Closer Examination

The Optimus Foundation CPU block comes in separate Intel and AMD flavors, so you buy what you want based on the platform of your choice. I have here the Intel version, and even it is available in different combinations of the top and cold plate. My particular sample has an acrylic top paired with a nickel-plated copper cold plate, and we see a protective sticker on the acrylic top, which is somewhat rare. There is a lot to unpack here, and this is again where the company has done a tremendous job of marketing all the small details that have gone into the making of the Optimus Foundation.

Take the top with an option of acrylic or acetal, for example. The acrylic used is cast and from recognized Plexiglas® and Polycast™ brands as opposed to extruded acrylic, which is far more common in this field and more prone to microfractures. The company is so confident about the strength of this cast acrylic that they invite users to tighten their fittings as far as they can with their hex key, but it is marketing more than practical since all you really need is to finger tighten the fittings for the O-rings to work. The cast acrylic is also CNC machined via diamond acrylic bits to achieve that clarity, as opposed to flame polishing or buffing, which also allows them to incorporate the cooling engine and an integrated jet plate for split central-inlet flow via the acrylic instead of a stainless steel jetplate as with most other companies. This is definitely time consuming, and combined with the different material class does result in a higher cost of production. Note also the four screws that hold the top in place on the thick aluminium bracket, which comes in either a satin silver or satin black anodized finish. This means the screws thread into metal instead of any acrylic or acetal threads for the screws. The bracket extends in one direction to have Optimus written on it, which is also the only visible branding in use.


There are two BSP G1/4" threaded ports in the top, which Optimus again proudly claims are CNC-machined by milling instead of tapped via a bench drill press as with many other companies. This does allow for a higher degree of accuracy and precision combined with fewer side effects, including potential cross-threading, but again, this is not really an issue with reputable brands in the DIY watercooling market today. The ports are spaced far enough apart for large fittings to be easily installed, including the hardline fittings from before. There are no indicators to tell which port is the designated inlet and outlet, but the website does note that the port that has the microfins visible directly underneath is the preferred outlet, and the port with the channel taking the coolant to the middle is the preferred inlet.

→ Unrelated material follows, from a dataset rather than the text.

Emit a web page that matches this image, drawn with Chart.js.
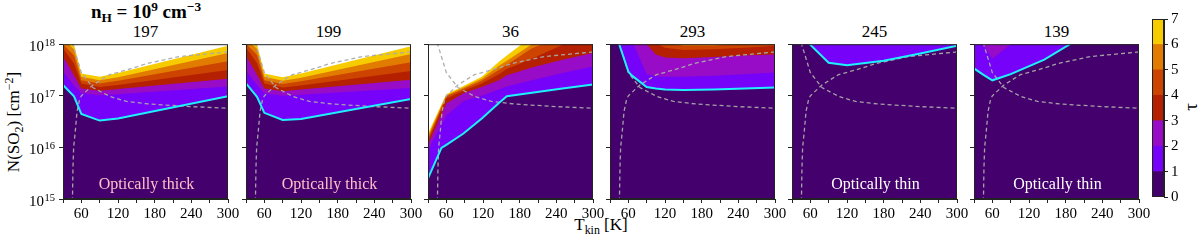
<!DOCTYPE html>
<html>
<head>
<meta charset="utf-8">
<script src="https://cdn.jsdelivr.net/npm/chart.js@4.4.1/dist/chart.umd.min.js"></script>
<style>
  html, body { margin: 0; padding: 0; background: #fff; }
  body { width: 1200px; height: 242px; position: relative; overflow: hidden;
         font-family: "Liberation Serif", "Times New Roman", serif; color: #000; }
  canvas { position: absolute; }
  .txt { position: absolute; white-space: nowrap; line-height: 1; }
  .txt sub, .txt sup { font-size: 70%; line-height: 0; position: relative; vertical-align: baseline; }
  .txt sup { top: -0.5em; }
  .txt sub { top: 0.3em; }
  .rot { transform: translate(-50%, -50%) rotate(-90deg); }
  .ctr { transform: translateX(-50%); }
</style>
</head>
<body>
<div class="txt ctr" style="left:146px; top:2px; font-size:19px; font-weight:bold;">n<sub>H</sub> = 10<sup>9</sup> cm<sup>&minus;3</sup></div>
<div class="txt rot" style="left:13px; top:122px; font-size:17px;">N(SO<sub>2</sub>) [cm<sup>&minus;2</sup>]</div>
<div class="txt ctr" style="left:601px; top:216px; font-size:17px;">T<sub>kin</sub> [K]</div>
<div class="txt rot" style="left:1190px; top:107px; font-size:19px;">&tau;</div>
<div id="titles"></div>
<script>
// tau levels of the filled contours and their colours (gnuplot map)
const LEVELS = [0, 1, 2, 3, 4, 5, 6, 7];
const BAND_COLORS = ['#44006d', '#7602f9', '#980cc7', '#b42000', '#cc4400', '#e27c00', '#f6cc00'];

// axis ticks
const TEMP_TICKS = [60, 120, 180, 240, 300];
const LOGN_TICKS = [15, 16, 17, 18];

// panel ids (titles)
const PANEL_IDS = ['197', '199', '36', '293', '245', '139'];

// per panel: T_kin nodes [K] and log10 N(SO2) of the tau = 1, 2, 3 ... contours
const T_197 = [30, 48, 60, 90, 120, 300];
const TAU_197 = [
    [17.21, 16.99, 16.65, 16.52, 16.56, 16.99],
    [17.47, 17.20, 17.05, 17.01, 17.03, 17.18],
    [17.76, 17.40, 17.14, 17.10, 17.13, 17.33],
    [17.92, 17.62, 17.24, 17.17, 17.21, 17.50],
    [18.00, 17.78, 17.30, 17.24, 17.29, 17.67],
    [18.10, 17.90, 17.37, 17.30, 17.36, 17.83],
    [18.20, 18.00, 17.43, 17.37, 17.44, 17.97]
];

const T_199 = [30, 48, 60, 90, 120, 300];
const TAU_199 = [
    [17.24, 16.98, 16.67, 16.53, 16.55, 16.94],
    [17.48, 17.21, 17.05, 17.00, 17.02, 17.15],
    [17.77, 17.41, 17.14, 17.09, 17.12, 17.31],
    [17.93, 17.63, 17.24, 17.16, 17.20, 17.48],
    [18.01, 17.79, 17.30, 17.23, 17.28, 17.65],
    [18.11, 17.91, 17.37, 17.29, 17.35, 17.81],
    [18.21, 18.01, 17.43, 17.36, 17.43, 17.96]
];

const T_36 = [30, 52, 60, 88, 118, 146, 159, 200, 250, 300];
const TAU_36 = [
    [15.40, 15.99, 16.05, 16.27, 16.56, 16.86, 16.99, 17.06, 17.14, 17.22],
    [15.95, 16.44, 16.62, 16.90, 17.00, 17.12, 17.18, 17.30, 17.44, 17.57],
    [16.05, 16.64, 16.85, 17.05, 17.17, 17.30, 17.40, 17.55, 17.70, 17.83],
    [16.12, 16.73, 16.95, 17.10, 17.24, 17.42, 17.52, 17.72, 17.99, 18.20],
    [16.17, 16.77, 16.99, 17.13, 17.29, 17.50, 17.60, 17.92, 18.15, 18.35],
    [16.22, 16.80, 17.01, 17.16, 17.33, 17.58, 17.68, 18.00, 18.30, 18.55],
    [16.27, 16.83, 17.03, 17.19, 17.37, 17.66, 17.78, 18.15, 18.45, 18.70]
];

const T_293 = [30, 45, 60, 65, 90, 105, 120, 150, 200, 250, 300];
const TAU_293 = [
    [18.60, 18.00, 17.47, 17.40, 17.17, 17.14, 17.12, 17.11, 17.12, 17.14, 17.16],
    [19.20, 18.80, 18.20, 18.10, 17.42, 17.38, 17.37, 17.37, 17.39, 17.42, 17.45],
    [19.50, 19.20, 18.70, 18.55, 18.00, 17.80, 17.74, 17.73, 17.75, 17.78, 17.80],
    [19.80, 19.50, 19.10, 19.00, 18.40, 18.02, 17.93, 17.89, 17.90, 17.93, 17.97],
    [20.00, 19.80, 19.40, 19.30, 18.70, 18.25, 18.05, 17.97, 17.97, 18.03, 18.08],
    [20.00, 20.00, 20.00, 20.00, 20.00, 20.00, 20.00, 20.00, 20.00, 20.00, 20.00]
];

const T_245 = [30, 59, 90, 120, 180, 240, 300];
const TAU_245 = [
    [18.60, 18.00, 17.64, 17.59, 17.68, 17.82, 17.97],
    [19.00, 19.00, 19.00, 19.00, 19.00, 19.00, 19.00]
];

const T_139 = [30, 45, 60, 75, 90, 145, 187, 240, 300];
const TAU_139 = [
    [17.53, 17.41, 17.30, 17.36, 17.42, 17.70, 18.00, 18.40, 18.80],
    [18.30, 18.00, 17.72, 17.86, 18.00, 18.60, 19.00, 19.00, 19.00],
    [19.00, 19.00, 19.00, 19.00, 19.00, 19.00, 19.00, 19.00, 19.00]
];

// the two grey dashed curves (same in every panel)
const CURVE_A_T = [45.4, 46.3, 47.4, 50, 53, 57, 60, 79, 106, 134, 169, 220, 300];
const CURVE_A_N = [14.95, 15.6, 16.0, 16.3, 16.7, 16.92, 17.0, 17.21, 17.41, 17.5, 17.63, 17.76, 17.85];
const CURVE_B_T = [45, 60, 79, 106, 134, 172, 240, 300];
const CURVE_B_N = [18.03, 17.45, 17.16, 16.99, 16.89, 16.84, 16.79, 16.76];

// annotation text per panel
const NOTES = ['Optically thick', 'Optically thick', '', '', 'Optically thin', 'Optically thin'];
const NOTE_COLORS = ['pink', 'pink', '', '', 'white', 'white'];
const NOTE_LOGN = 15.19;

// layout (page pixels)
const PLOT_LEFT = [63, 246, 428, 610, 792, 974];
const PLOT_W = 165, PLOT_TOP = 44, PLOT_H = 155;
const AXIS_W = 48, PAD_TOP = 10, PAD_RIGHT = 16, XAXIS_H = 28;
const SERIF = '"Liberation Serif", "Times New Roman", serif';

Chart.defaults.font.family = SERIF;
Chart.defaults.color = '#000';

const frame = {
    id: 'frame',
    afterDraw(chart) {
        const { ctx, chartArea: a } = chart;
        ctx.save();
        ctx.strokeStyle = '#222';
        ctx.lineWidth = 1;
        ctx.strokeRect(a.left + 0.5, a.top + 0.5, a.width - 1, a.height - 1);
        ctx.restore();
    }
};

// "10^n" tick labels on the first panel
const decadeLabels = {
    id: 'decadeLabels',
    afterDraw(chart, args, opts) {
        if (!opts.show) return;
        const { ctx, chartArea, scales: { y } } = chart;
        ctx.save();
        ctx.fillStyle = '#000';
        ctx.textAlign = 'right';
        ctx.textBaseline = 'alphabetic';
        LOGN_TICKS.forEach(v => {
            const py = y.getPixelForValue(v);
            const xr = chartArea.left - 8;
            ctx.font = '10.5px ' + SERIF;
            const ew = ctx.measureText(String(v)).width;
            ctx.fillText(String(v), xr, py + 1.5);
            ctx.font = '15px ' + SERIF;
            ctx.fillText('10', xr - ew - 0.5, py + 7);
        });
        ctx.restore();
    }
};

const note = {
    id: 'note',
    afterDatasetsDraw(chart, args, opts) {
        if (!opts.text) return;
        const { ctx, chartArea: a, scales: { y } } = chart;
        ctx.save();
        ctx.font = '16px ' + SERIF;
        ctx.fillStyle = opts.color;
        ctx.textAlign = 'center';
        ctx.textBaseline = 'alphabetic';
        ctx.fillText(opts.text, (a.left + a.right) / 2 + 1, y.getPixelForValue(NOTE_LOGN));
        ctx.restore();
    }
};

function toPoints(xs, ys) {
    return xs.map((x, j) => ({ x: x, y: ys[j] }));
}

function makePanel(i, temps, taus) {
    const cv = document.createElement('canvas');
    cv.width = AXIS_W + PLOT_W + PAD_RIGHT;
    cv.height = PAD_TOP + PLOT_H + XAXIS_H;
    cv.style.left = (PLOT_LEFT[i] - AXIS_W) + 'px';
    cv.style.top = (PLOT_TOP - PAD_TOP) + 'px';
    document.body.appendChild(cv);

    const t = document.createElement('div');
    t.className = 'txt ctr';
    t.style.cssText = 'left:' + (PLOT_LEFT[i] + PLOT_W / 2) + 'px; top:23px; font-size:17px;';
    t.textContent = PANEL_IDS[i];
    document.getElementById('titles').appendChild(t);

    // every contour fills down to the bottom; lower levels are drawn on top
    const datasets = taus.map((row, k) => ({
        data: toPoints(temps, row),
        fill: 'start',
        backgroundColor: BAND_COLORS[k],
        borderColor: k === 0 ? '#1ff0ff' : 'rgba(0,0,0,0)',
        borderWidth: k === 0 ? 2 : 0,
        pointRadius: 0,
        order: k === 0 ? 0 : 10 + k
    }));
    [[CURVE_A_T, CURVE_A_N], [CURVE_B_T, CURVE_B_N]].forEach(([xs, ys]) => {
        datasets.push({
            data: toPoints(xs, ys),
            fill: false,
            borderColor: 'rgba(170,170,170,0.95)',
            borderWidth: 1.3,
            borderDash: [4, 3],
            pointRadius: 0,
            order: 1
        });
    });

    return new Chart(cv, {
        type: 'line',
        data: { datasets },
        options: {
            responsive: false,
            animation: false,
            events: [],
            layout: { padding: { top: PAD_TOP, right: PAD_RIGHT, left: 0, bottom: 0 } },
            plugins: {
                legend: { display: false },
                tooltip: { enabled: false },
                filler: { drawTime: 'beforeDatasetsDraw' },
                note: { text: NOTES[i], color: NOTE_COLORS[i] },
                decadeLabels: { show: i === 0 }
            },
            scales: {
                x: {
                    type: 'linear', min: 30, max: 300,
                    ticks: {
                        stepSize: 30, autoSkip: false, maxRotation: 0, padding: 2,
                        font: { family: SERIF, size: 15 },
                        callback: v => TEMP_TICKS.includes(v) ? String(v) : ''
                    },
                    grid: { drawOnChartArea: false, tickLength: 4, color: '#222' },
                    border: { color: '#222' },
                    afterFit: s => { s.height = XAXIS_H; }
                },
                y: {
                    type: 'linear', min: 15, max: 18,
                    ticks: { stepSize: 1, callback: () => '' },
                    grid: { drawOnChartArea: false, tickLength: 4, color: '#222' },
                    border: { color: '#222' },
                    afterFit: s => { s.width = AXIS_W; }
                }
            }
        },
        plugins: [frame, note, decadeLabels]
    });
}

function makeColorbar() {
    const cv = document.createElement('canvas');
    const barW = 12, axW = 40, padV = 10;
    cv.width = barW + axW;
    cv.height = 182 + 2 * padV;
    cv.style.left = '1152px';
    cv.style.top = (17 - padV) + 'px';
    document.body.appendChild(cv);
    const bands = BAND_COLORS.map((c, k) => ({
        data: [LEVELS[k + 1] - LEVELS[k]],
        backgroundColor: c,
        borderWidth: 0,
        barPercentage: 1,
        categoryPercentage: 1
    }));
    return new Chart(cv, {
        type: 'bar',
        data: { labels: [''], datasets: bands },
        options: {
            responsive: false,
            animation: false,
            events: [],
            layout: { padding: { top: padV, bottom: padV, left: 0, right: 0 } },
            plugins: { legend: { display: false }, tooltip: { enabled: false } },
            scales: {
                x: { stacked: true, display: false },
                y: {
                    stacked: true, position: 'right', min: LEVELS[0], max: LEVELS[LEVELS.length - 1],
                    ticks: { stepSize: 1, padding: 3, font: { family: SERIF, size: 15 } },
                    grid: { drawOnChartArea: false, tickLength: 4, color: '#222' },
                    border: { color: '#222' },
                    afterFit: s => { s.width = axW; }
                }
            }
        },
        plugins: [frame]
    });
}

document.addEventListener('DOMContentLoaded', () => {
    makePanel(0, T_197, TAU_197);
    makePanel(1, T_199, TAU_199);
    makePanel(2, T_36, TAU_36);
    makePanel(3, T_293, TAU_293);
    makePanel(4, T_245, TAU_245);
    makePanel(5, T_139, TAU_139);
    makeColorbar();
});
</script>
</body>
</html>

Flipping the block around, we see a protective sticker on the cold plate base that touches the CPU IHS, and it has a note to alert the user to remove it prior to installation lest it create a big barrier to heat transfer. Taking it off exposes the cold plate, and here we also see the use of diamond CNC bits to achieve a deliberate extreme smoothness as opposed to the slightly convex bow with most other companies. Optimus Cooling claims under 1 µ-inch (~0.6 µ-inch) with a roughness of 0.000025 mm, and the acrylic/acetal top providing the bow with the integrated jet plate. As with the acrylic top, the diamond tooling also allows for a clean mirror finish without buffing or polishing.


Disassembly was done after all testing had been complete, but the hex screws keeping the acrylic top in place on the aluminium bracket have an SAE imperial 7/64" head because Optimus Cooling uses US-sourced SAE screws. I only have metric hex keys here and have no intentions of purchasing an SAE set just for this, which had me use the stock photos above, combined with mine for the cold plate itself, which thankfully used countersunk Phillips head screws that were easy enough to remove, even if they were tightened well beyond the usual. The two sets of screws mean that the top and cold plate can be rotated around the bracket for your choice of plumbing layout while still having the bracket point the Optimus writing towards the user. The top has deeper grooves for the O-rings relative to some of the recent blocks I have seen, which does make it easier to replace them as necessary.

The cold plate has 57 mm wide sides and is 3 mm thick, which is slightly more than most and decreases the rate of thermal transfer through it as a result. We get a large machined set of ultra-thin microfins which are rated to be 0.1016 mm thick and microchannels that are twice as thick. These are definitely the thinnest CNC-machined microfins I have seen myself, with skiving usually used for such a fin geometry with CPU block cold plates in CLCs. Optimus Cooling says this is a result of a patent-pending process that took over three years to develop, which means they are able to pack more active surface area for heat transfer into the same cooling engine area, all other things being equal. But that was not enough, and even the cold plate area occupied by the microfins is above average at a whopping 45 x 30.75 mm. So liquid flow restriction should be higher here, but the increased surface area should also aid thermal transfer from the cold plate to the coolant. This particular cold plate is also nickel-plated but—in a trend from the company—it too is different because of the use of electro-less plating with mid to high phosphorous nickel instead of the electroplating most companies do. The former is not really a cosmetic process, as I personally know from my own work, but is better for preventing galvanic corrosion and longevity, with the latter more for appearances and requiring a thicker plating to be functionally similar.